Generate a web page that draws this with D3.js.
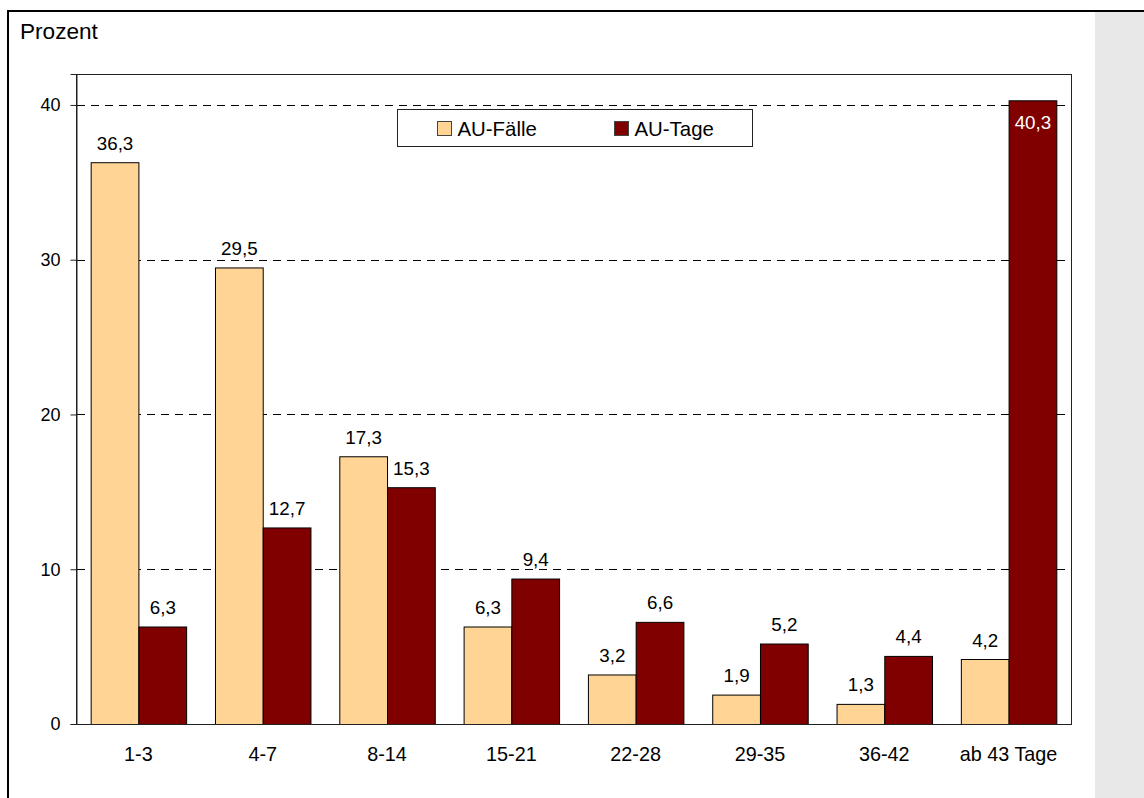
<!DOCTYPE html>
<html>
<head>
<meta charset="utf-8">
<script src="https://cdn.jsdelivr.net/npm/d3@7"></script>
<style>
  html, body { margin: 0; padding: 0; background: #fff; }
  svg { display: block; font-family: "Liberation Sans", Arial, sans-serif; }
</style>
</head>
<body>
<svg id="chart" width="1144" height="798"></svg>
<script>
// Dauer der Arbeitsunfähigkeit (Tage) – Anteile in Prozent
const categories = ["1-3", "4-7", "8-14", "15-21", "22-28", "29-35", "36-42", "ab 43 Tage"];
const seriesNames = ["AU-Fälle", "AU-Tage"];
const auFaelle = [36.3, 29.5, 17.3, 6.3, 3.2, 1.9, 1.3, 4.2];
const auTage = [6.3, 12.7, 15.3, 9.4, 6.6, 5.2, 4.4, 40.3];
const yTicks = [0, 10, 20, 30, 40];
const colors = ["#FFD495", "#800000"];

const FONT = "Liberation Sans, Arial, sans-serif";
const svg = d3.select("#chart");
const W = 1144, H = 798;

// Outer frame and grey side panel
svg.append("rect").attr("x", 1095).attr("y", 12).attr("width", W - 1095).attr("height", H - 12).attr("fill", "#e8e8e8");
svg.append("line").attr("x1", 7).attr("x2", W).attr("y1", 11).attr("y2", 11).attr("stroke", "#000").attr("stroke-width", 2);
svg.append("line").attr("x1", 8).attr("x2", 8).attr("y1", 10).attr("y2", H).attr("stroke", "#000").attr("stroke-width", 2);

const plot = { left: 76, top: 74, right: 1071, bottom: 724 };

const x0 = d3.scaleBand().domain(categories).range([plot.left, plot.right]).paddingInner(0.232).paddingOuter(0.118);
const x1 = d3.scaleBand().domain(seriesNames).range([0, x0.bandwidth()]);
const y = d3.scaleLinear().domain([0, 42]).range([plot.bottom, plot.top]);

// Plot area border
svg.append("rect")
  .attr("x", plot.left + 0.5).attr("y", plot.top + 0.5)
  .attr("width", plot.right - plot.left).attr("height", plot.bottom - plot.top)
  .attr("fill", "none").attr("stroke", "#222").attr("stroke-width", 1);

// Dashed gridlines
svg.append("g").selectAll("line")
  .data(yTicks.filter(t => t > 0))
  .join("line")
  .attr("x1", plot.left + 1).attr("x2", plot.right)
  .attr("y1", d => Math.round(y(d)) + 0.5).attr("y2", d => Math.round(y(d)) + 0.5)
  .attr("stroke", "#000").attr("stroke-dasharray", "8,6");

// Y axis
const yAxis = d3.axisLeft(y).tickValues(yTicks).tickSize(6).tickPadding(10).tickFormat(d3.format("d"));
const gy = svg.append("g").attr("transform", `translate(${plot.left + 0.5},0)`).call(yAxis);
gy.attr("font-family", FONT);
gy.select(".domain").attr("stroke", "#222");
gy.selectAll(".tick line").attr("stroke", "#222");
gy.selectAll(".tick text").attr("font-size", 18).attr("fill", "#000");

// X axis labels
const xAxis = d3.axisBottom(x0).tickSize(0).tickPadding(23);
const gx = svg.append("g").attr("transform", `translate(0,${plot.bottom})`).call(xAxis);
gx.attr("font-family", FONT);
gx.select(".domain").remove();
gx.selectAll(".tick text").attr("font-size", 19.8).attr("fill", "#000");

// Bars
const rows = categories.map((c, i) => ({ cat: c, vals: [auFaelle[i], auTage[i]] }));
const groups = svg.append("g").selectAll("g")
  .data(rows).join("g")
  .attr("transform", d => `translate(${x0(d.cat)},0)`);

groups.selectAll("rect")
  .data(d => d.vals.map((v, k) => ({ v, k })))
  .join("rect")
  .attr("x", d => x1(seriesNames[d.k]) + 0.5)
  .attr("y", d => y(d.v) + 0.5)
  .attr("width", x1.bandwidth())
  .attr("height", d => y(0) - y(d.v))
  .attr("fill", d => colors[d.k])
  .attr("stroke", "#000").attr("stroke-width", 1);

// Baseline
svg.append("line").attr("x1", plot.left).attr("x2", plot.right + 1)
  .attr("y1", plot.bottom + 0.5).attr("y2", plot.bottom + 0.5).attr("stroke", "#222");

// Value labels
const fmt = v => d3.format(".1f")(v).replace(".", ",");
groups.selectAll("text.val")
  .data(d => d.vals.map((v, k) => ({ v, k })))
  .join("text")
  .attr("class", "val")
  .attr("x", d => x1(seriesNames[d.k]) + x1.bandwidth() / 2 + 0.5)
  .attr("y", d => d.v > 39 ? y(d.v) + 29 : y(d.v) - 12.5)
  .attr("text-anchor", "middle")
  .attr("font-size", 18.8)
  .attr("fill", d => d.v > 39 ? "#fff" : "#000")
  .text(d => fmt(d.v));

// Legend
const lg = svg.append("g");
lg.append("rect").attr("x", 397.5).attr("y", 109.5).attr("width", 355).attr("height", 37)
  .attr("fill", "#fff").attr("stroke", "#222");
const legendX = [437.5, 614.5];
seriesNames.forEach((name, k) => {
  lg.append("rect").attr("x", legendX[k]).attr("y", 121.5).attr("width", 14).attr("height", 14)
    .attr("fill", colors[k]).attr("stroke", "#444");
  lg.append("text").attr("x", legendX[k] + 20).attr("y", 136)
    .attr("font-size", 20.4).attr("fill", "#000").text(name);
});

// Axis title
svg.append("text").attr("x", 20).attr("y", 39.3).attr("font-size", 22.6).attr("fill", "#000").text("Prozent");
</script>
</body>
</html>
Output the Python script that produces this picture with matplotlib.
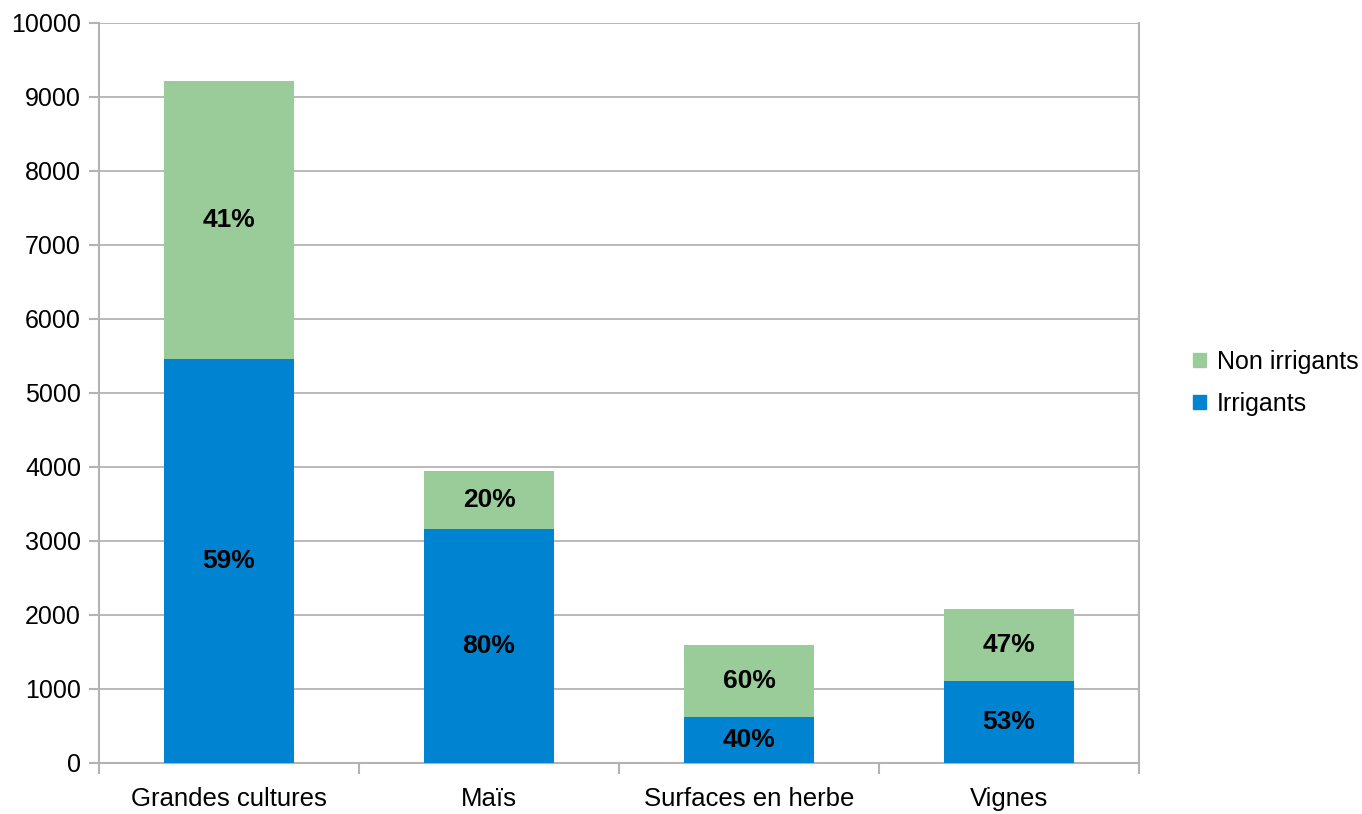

→ **Aim of the exercise**:
Take the data above and repeat it exactly, leaving each picture out.

→ **Task answer**:
Generate a web page that draws this with D3.js.
<!DOCTYPE html>
<html>
<head>
<meta charset="utf-8">
<script src="https://cdn.jsdelivr.net/npm/d3@7"></script>
<style>
  html, body { margin: 0; padding: 0; background: #fff; }
  svg { display: block; font-family: "Liberation Sans", Arial, sans-serif; }
</style>
</head>
<body>
<svg id="chart" width="1144" height="798"></svg>
<script>
// Dauer der Arbeitsunfähigkeit (Tage) – Anteile in Prozent
const categories = ["1-3", "4-7", "8-14", "15-21", "22-28", "29-35", "36-42", "ab 43 Tage"];
const seriesNames = ["AU-Fälle", "AU-Tage"];
const auFaelle = [36.3, 29.5, 17.3, 6.3, 3.2, 1.9, 1.3, 4.2];
const auTage = [6.3, 12.7, 15.3, 9.4, 6.6, 5.2, 4.4, 40.3];
const yTicks = [0, 10, 20, 30, 40];
const colors = ["#FFD495", "#800000"];

const FONT = "Liberation Sans, Arial, sans-serif";
const svg = d3.select("#chart");
const W = 1144, H = 798;

// Outer frame and grey side panel
svg.append("rect").attr("x", 1095).attr("y", 12).attr("width", W - 1095).attr("height", H - 12).attr("fill", "#e8e8e8");
svg.append("line").attr("x1", 7).attr("x2", W).attr("y1", 11).attr("y2", 11).attr("stroke", "#000").attr("stroke-width", 2);
svg.append("line").attr("x1", 8).attr("x2", 8).attr("y1", 10).attr("y2", H).attr("stroke", "#000").attr("stroke-width", 2);

const plot = { left: 76, top: 74, right: 1071, bottom: 724 };

const x0 = d3.scaleBand().domain(categories).range([plot.left, plot.right]).paddingInner(0.232).paddingOuter(0.118);
const x1 = d3.scaleBand().domain(seriesNames).range([0, x0.bandwidth()]);
const y = d3.scaleLinear().domain([0, 42]).range([plot.bottom, plot.top]);

// Plot area border
svg.append("rect")
  .attr("x", plot.left + 0.5).attr("y", plot.top + 0.5)
  .attr("width", plot.right - plot.left).attr("height", plot.bottom - plot.top)
  .attr("fill", "none").attr("stroke", "#222").attr("stroke-width", 1);

// Dashed gridlines
svg.append("g").selectAll("line")
  .data(yTicks.filter(t => t > 0))
  .join("line")
  .attr("x1", plot.left + 1).attr("x2", plot.right)
  .attr("y1", d => Math.round(y(d)) + 0.5).attr("y2", d => Math.round(y(d)) + 0.5)
  .attr("stroke", "#000").attr("stroke-dasharray", "8,6");

// Y axis
const yAxis = d3.axisLeft(y).tickValues(yTicks).tickSize(6).tickPadding(10).tickFormat(d3.format("d"));
const gy = svg.append("g").attr("transform", `translate(${plot.left + 0.5},0)`).call(yAxis);
gy.attr("font-family", FONT);
gy.select(".domain").attr("stroke", "#222");
gy.selectAll(".tick line").attr("stroke", "#222");
gy.selectAll(".tick text").attr("font-size", 18).attr("fill", "#000");

// X axis labels
const xAxis = d3.axisBottom(x0).tickSize(0).tickPadding(23);
const gx = svg.append("g").attr("transform", `translate(0,${plot.bottom})`).call(xAxis);
gx.attr("font-family", FONT);
gx.select(".domain").remove();
gx.selectAll(".tick text").attr("font-size", 19.8).attr("fill", "#000");

// Bars
const rows = categories.map((c, i) => ({ cat: c, vals: [auFaelle[i], auTage[i]] }));
const groups = svg.append("g").selectAll("g")
  .data(rows).join("g")
  .attr("transform", d => `translate(${x0(d.cat)},0)`);

groups.selectAll("rect")
  .data(d => d.vals.map((v, k) => ({ v, k })))
  .join("rect")
  .attr("x", d => x1(seriesNames[d.k]) + 0.5)
  .attr("y", d => y(d.v) + 0.5)
  .attr("width", x1.bandwidth())
  .attr("height", d => y(0) - y(d.v))
  .attr("fill", d => colors[d.k])
  .attr("stroke", "#000").attr("stroke-width", 1);

// Baseline
svg.append("line").attr("x1", plot.left).attr("x2", plot.right + 1)
  .attr("y1", plot.bottom + 0.5).attr("y2", plot.bottom + 0.5).attr("stroke", "#222");

// Value labels
const fmt = v => d3.format(".1f")(v).replace(".", ",");
groups.selectAll("text.val")
  .data(d => d.vals.map((v, k) => ({ v, k })))
  .join("text")
  .attr("class", "val")
  .attr("x", d => x1(seriesNames[d.k]) + x1.bandwidth() / 2 + 0.5)
  .attr("y", d => d.v > 39 ? y(d.v) + 29 : y(d.v) - 12.5)
  .attr("text-anchor", "middle")
  .attr("font-size", 18.8)
  .attr("fill", d => d.v > 39 ? "#fff" : "#000")
  .text(d => fmt(d.v));

// Legend
const lg = svg.append("g");
lg.append("rect").attr("x", 397.5).attr("y", 109.5).attr("width", 355).attr("height", 37)
  .attr("fill", "#fff").attr("stroke", "#222");
const legendX = [437.5, 614.5];
seriesNames.forEach((name, k) => {
  lg.append("rect").attr("x", legendX[k]).attr("y", 121.5).attr("width", 14).attr("height", 14)
    .attr("fill", colors[k]).attr("stroke", "#444");
  lg.append("text").attr("x", legendX[k] + 20).attr("y", 136)
    .attr("font-size", 20.4).attr("fill", "#000").text(name);
});

// Axis title
svg.append("text").attr("x", 20).attr("y", 39.3).attr("font-size", 22.6).attr("fill", "#000").text("Prozent");
</script>
</body>
</html>
Output the Python script that produces this picture with matplotlib.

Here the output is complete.